Don’t try to get away with a perfunctory message:
Thanks for the espresso maker. Nice to see you at the wedding.
Take the time to personalize your thank you:
We think of you every morning as we our drink coffee. No sluggish days for us! Thank you so much for the state-of-the-art espresso maker. It sure beats our Mr. Coffee.
We’re so glad you could be at our wedding. Now come over for brunch and a great cup of coffee!
Kenneth & Jennifer (Aniston)
Thank You Note Kits
If James Bond wrote you a thank you card, he’d write it on Smythson stationery. So head over to Smythson.com, pick up a simple pack of plain correspondence cards and a felt tip pen. And remember, you’re not a kid. Stay away from the goofy motifs and flashy colors. Less is more.
Also check out Forgetful Gentleman, a line of stationery catering specifically to modern men that features minimalist design with kits starting at $25.

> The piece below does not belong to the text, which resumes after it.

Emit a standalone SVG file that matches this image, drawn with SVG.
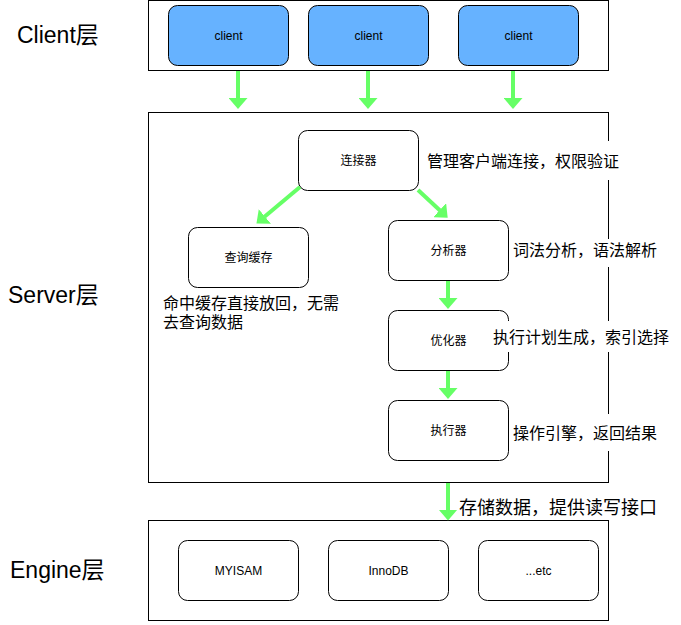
<svg xmlns="http://www.w3.org/2000/svg" width="681" height="625" viewBox="0 0 681 625">
<style>
text{font-family:'Liberation Sans','Noto Sans CJK SC',sans-serif;fill:#000}
.box{fill:#fff;stroke:#000;stroke-width:1}
.node{fill:#fff;stroke:#000;stroke-width:1}
.client{fill:#66B2FF;stroke:#000;stroke-width:1}
.nt{font-size:12px;text-anchor:middle}
.layer{font-size:23px}
.lbl{font-size:16px}
.lbg{fill:#fff;stroke:none}
.arr{stroke:#66FF66;stroke-width:4;fill:none;marker-end:url(#ah)}
</style>
<defs>
<marker id="ah" markerUnits="userSpaceOnUse" markerWidth="11" markerHeight="19" viewBox="0 0 11 19" refX="0.5" refY="9.5" orient="auto">
<path d="M0,0 L11,9.5 L0,19 Z" fill="#66FF66"/>
</marker>
</defs>
<rect width="681" height="625" fill="#fff"/>
<g id="layer-labels">
<text class="layer" x="17" y="43">Client层</text>
<text class="layer" x="8" y="303">Server层</text>
<text class="layer" x="10" y="578">Engine层</text>
</g>
<g id="client-layer"><rect class="box" x="148.5" y="0.5" width="460" height="70"/></g>
<g id="server-layer"><rect class="box" x="148.5" y="112.5" width="460" height="370"/></g>
<g id="engine-layer"><rect class="box" x="148.5" y="520.5" width="460" height="100"/></g>
<g id="client1"><rect class="client" x="168.5" y="5.5" width="120" height="60" rx="9"/><text class="nt" x="228.5" y="40">client</text></g>
<g id="client2"><rect class="client" x="308.5" y="5.5" width="120" height="60" rx="9"/><text class="nt" x="368.5" y="40">client</text></g>
<g id="client3"><rect class="client" x="458.5" y="5.5" width="120" height="60" rx="9"/><text class="nt" x="518.5" y="40">client</text></g>
<g id="connector"><rect class="node" x="298.5" y="130.5" width="120" height="60" rx="9"/><text class="nt" x="358.5" y="164.5">连接器</text></g>
<g id="cache"><rect class="node" x="188.5" y="227.5" width="120" height="60" rx="9"/><text class="nt" x="248.5" y="261.5">查询缓存</text></g>
<g id="parser"><rect class="node" x="388.5" y="220.5" width="120" height="60" rx="9"/><text class="nt" x="448.5" y="254.5">分析器</text></g>
<g id="optimizer"><rect class="node" x="388.5" y="310.5" width="120" height="60" rx="9"/><text class="nt" x="448.5" y="344.5">优化器</text></g>
<g id="executor"><rect class="node" x="388.5" y="400.5" width="120" height="60" rx="9"/><text class="nt" x="448.5" y="434.5">执行器</text></g>
<g id="myisam"><rect class="node" x="178.5" y="540.5" width="120" height="60" rx="9"/><text class="nt" x="238.5" y="574.5">MYISAM</text></g>
<g id="innodb"><rect class="node" x="328.5" y="540.5" width="120" height="60" rx="9"/><text class="nt" x="388.5" y="574.5">InnoDB</text></g>
<g id="etc"><rect class="node" x="478.5" y="540.5" width="120" height="60" rx="9"/><text class="nt" x="538.5" y="574.5">...etc</text></g>
<g id="connectors">
<line class="arr" x1="238" y1="71" x2="238" y2="98.5"/>
<line class="arr" x1="368" y1="71" x2="368" y2="98.5"/>
<line class="arr" x1="513" y1="71" x2="513" y2="98.5"/>
<line class="arr" x1="300" y1="187" x2="264.5" y2="216.8"/>
<line class="arr" x1="418" y1="190" x2="440" y2="210.5"/>
<line class="arr" x1="448" y1="281" x2="448" y2="298.5"/>
<line class="arr" x1="448" y1="371" x2="448" y2="388.5"/>
<line class="arr" x1="448" y1="483" x2="448" y2="510"/>
</g>
<g id="labels">
<rect class="lbg" x="425" y="141" width="196" height="39"/>
<text class="lbl" x="427" y="166.5">管理客户端连接，权限验证</text>
<rect class="lbg" x="511" y="239" width="148" height="28"/>
<text class="lbl" x="513" y="255.5">词法分析，语法解析</text>
<text class="lbl" x="163" y="309">命中缓存直接放回，无需</text>
<text class="lbl" x="163" y="328">去查询数据</text>
<rect class="lbg" x="491" y="321" width="179" height="31"/>
<text class="lbl" x="493" y="343">执行计划生成，索引选择</text>
<rect class="lbg" x="511" y="414" width="148" height="37"/>
<text class="lbl" x="513" y="439">操作引擎，返回结果</text>
<text x="459" y="513.5" font-size="18px">存储数据，提供读写接口</text>
</g>
</svg>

If you’re in a real hurry, head on over to Papyrus at your local mall, they have some nice sets, too.
Always send a thank you no matter the occasion. If you don’t thank your buddy for dinner, he may roll his eyes. If you don’t thank your friend for an extravagant wedding gift, he might dismiss you for your lack of courtesy. And if you don’t thank a businessman for his profound advice over a fine steak and bottle of wine, you might kiss that future job goodbye.